* **EXERCISE DIRECTIONS**
Transcribe every line from the top down to the line with "from bokeh.resources import INLINE", both ends included, but not the pictures.

>> START DATA EXTRACT

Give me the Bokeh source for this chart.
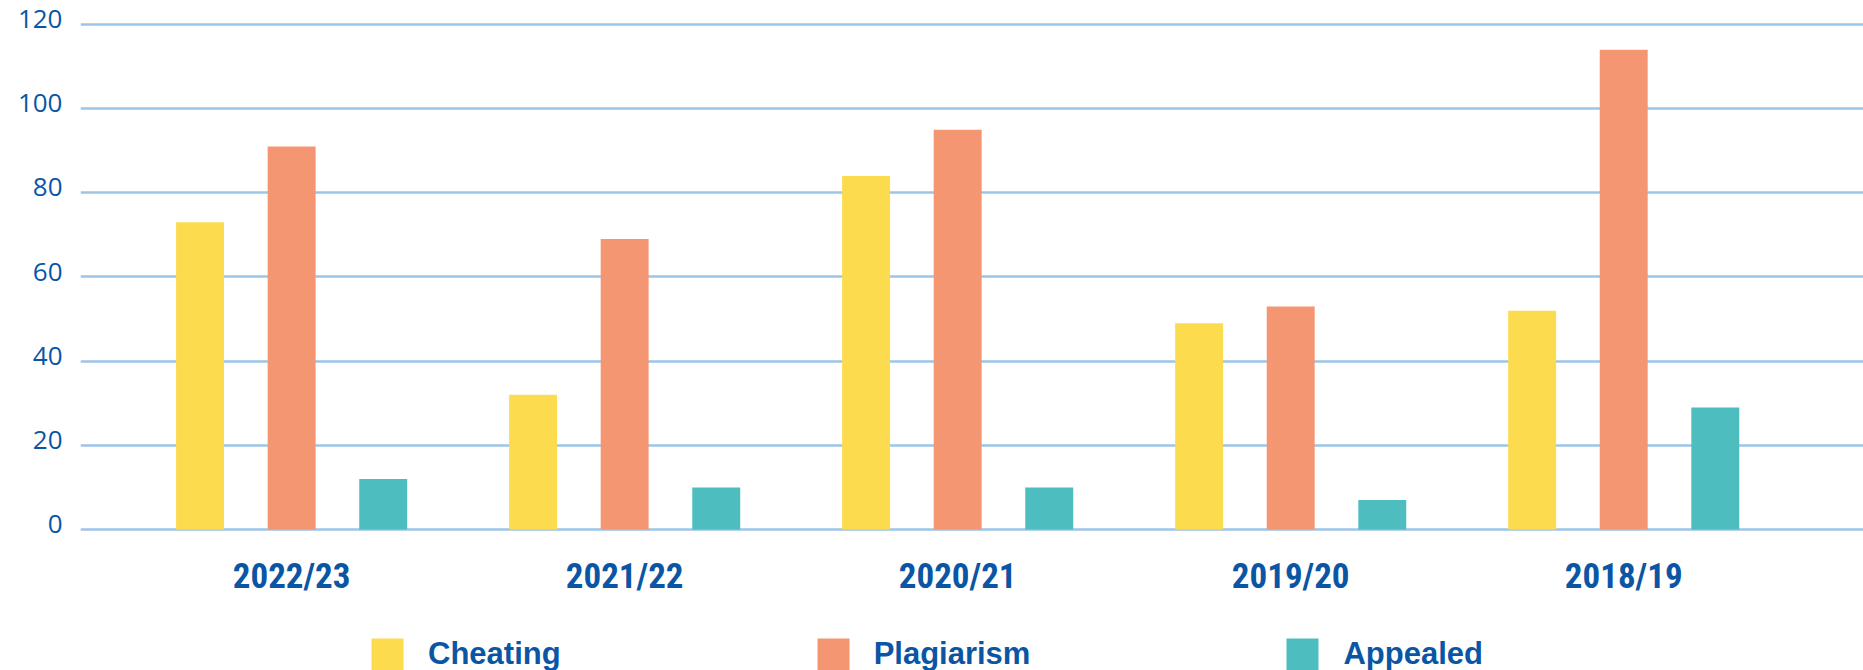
from bokeh.plotting import figure
from bokeh.models import ColumnDataSource, Range1d, FixedTicker, LinearAxis, Legend, LegendItem
from bokeh.transform import dodge
from bokeh.embed import file_html
from bokeh.resources import INLINE

# ---- data ----
years = ["2022/23", "2021/22", "2020/21", "2019/20", "2018/19"]
cheating = [73, 32, 84, 49, 52]
plagiarism = [91, 69, 95, 53, 114]
appealed = [12, 10, 10, 7, 29]
y_ticks = [0, 20, 40, 60, 80, 100, 120]
series_names = ["Cheating", "Plagiarism", "Appealed"]

# ---- style ----
colors = ["#FDDB4F", "#F59672", "#4DBDBF"]
text_blue = "#0A56A5"
grid_blue = "#9DC5E8"
cond_font = "Roboto Condensed, DejaVu Sans Condensed, Liberation Sans Narrow, Liberation Sans"

pos = list(range(len(years)))
src = ColumnDataSource(dict(x=pos, Cheating=cheating, Plagiarism=plagiarism, Appealed=appealed))

y0, y1 = -33.51, 125.70
p = figure(width=1863, height=670,
           x_range=Range1d(-0.634, 4.720), y_range=Range1d(y0, y1),
           y_axis_location=None,
           output_backend="svg", toolbar_location=None,
           min_border_left=80, min_border_right=0,
           min_border_top=0, min_border_bottom=0)
p.outline_line_color = None
p.background_fill_color = "white"
p.border_fill_color = "white"

# grid
p.xgrid.visible = False
p.ygrid.ticker = FixedTicker(ticks=y_ticks)
p.ygrid.grid_line_color = grid_blue
p.ygrid.grid_line_width = 2.5

# y labels (slightly raised above their grid lines)
shift = 1.3
p.extra_y_ranges = {"labels": Range1d(y0 - shift, y1 - shift)}
yax = LinearAxis(y_range_name="labels", ticker=FixedTicker(ticks=y_ticks))
yax.axis_line_color = None
yax.major_tick_line_color = None
yax.minor_tick_line_color = None
yax.major_tick_in = 0
yax.major_tick_out = 0
yax.minor_tick_in = 0
yax.minor_tick_out = 0
yax.major_label_standoff = 18
yax.major_label_text_font = "Open Sans"
yax.major_label_text_font_size = "26px"
yax.major_label_text_color = text_blue
p.add_layout(yax, "left")

# x axis, pinned at the zero line
xax = p.xaxis[0]
xax.fixed_location = 0
xax.ticker = FixedTicker(ticks=pos)
xax.major_label_overrides = {i: y for i, y in zip(pos, years)}
xax.axis_line_color = None
xax.major_tick_line_color = None
xax.minor_tick_line_color = None
xax.major_tick_in = 0
xax.major_tick_out = 0
xax.major_label_standoff = 27
xax.major_label_text_font = cond_font
xax.major_label_text_font_style = "bold"
xax.major_label_text_font_size = "35px"
xax.major_label_text_color = text_blue

# bars
offsets = [-0.275, 0.0, 0.275]
renderers = []
for name, col, off in zip(series_names, colors, offsets):
    r = p.vbar(x=dodge("x", off, range=p.x_range), top=name, bottom=0, width=0.144,
               source=src, fill_color=col, line_color=None)
    renderers.append(r)

legend = Legend(items=[LegendItem(label=n, renderers=[r]) for n, r in zip(series_names, renderers)],
                location=(287, -4), orientation="horizontal",
                glyph_width=40, glyph_height=40, label_standoff=21, spacing=252,
                padding=0, margin=0, border_line_color=None, background_fill_alpha=0,
                label_text_font="Liberation Sans", label_text_font_style="bold",
                label_text_font_size="31px", label_text_color=text_blue)
p.add_layout(legend)

open("out.html", "w").write(file_html(p, INLINE))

>> END DATA EXTRACT

* **PROBLEM SOLUTION**
Give me the Bokeh source for this chart.
from bokeh.plotting import figure
from bokeh.models import ColumnDataSource, Range1d, FixedTicker, LinearAxis, Legend, LegendItem
from bokeh.transform import dodge
from bokeh.embed import file_html
from bokeh.resources import INLINE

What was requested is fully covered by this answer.